Reading Jamroziak's study, one is left with a powerful impression of how deeply Rievaulx was implicated in the social tissue of the local community. During a short period, in the mid-twelfth century, when Aelred was monk and later abbot of the house, the monastic community also claimed a role on the international stage of church affairs as defenders of church reform. In 1141, the monks, supported by Bernard of Clairvaux, were involved in the deposition of William FitzHerbert, elected archbishop of York. Only a few years later horizons narrowed and local considerations, especially the accumulation of estates, became of primary concern.

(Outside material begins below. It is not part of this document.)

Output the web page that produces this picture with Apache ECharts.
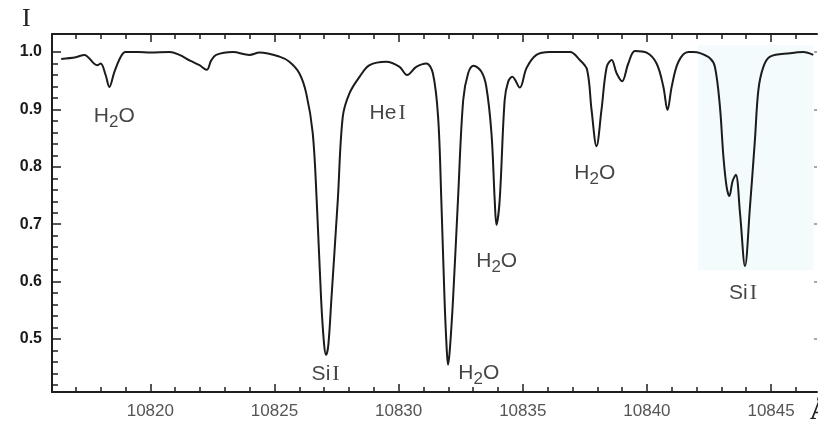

This analysis has interesting parallels to Fergusson's and Harrison's interpretation of the monastic architecture. The church and the chapter-house reconstructed under Aelred, show links with Continental reform architecture, especially in Burgundy and Rome. The early thirteenth-century east end, on the other hand, uses local idioms to create an architecture of the highest quality. Fergusson and Harrison refuse to interpret the evidence as a decline of the Order's ideals, suggesting instead that we should see the richly articulated east end in the context of its function, the location of Aelred's shrine, in the same way that Jamroziak interprets the institution's conduct at that time as a response to the local situation. Clearly, Jamroziak's book makes a significant contribution to the study of Rievaulx that complements and supports the art historical evidence and has important implications for our view of the Cistercian Order as a whole.


Notes:

[1] Peter Fergusson / Stuart Harrison: Rievaulx Abbey. Community, Architecture, Memory, New Haven / London 1999.

[2] See esp. Janet Burton: The Estates and the Economy of Rievaulx Abbey in Yorkshire, in: Cîteaux: Commentarii Cistercienses 49 (1998), 29-94.

[3] Louis J. Lekai: The Cistercians. Ideal and Reality, Kent 1977.

[4] Constance B. Bouchard: Cistercian Ideals versus Reality. 1134 Reconsidered, in: Cîteaux: Commentarii Cistercienses 39 (1988), 217-231.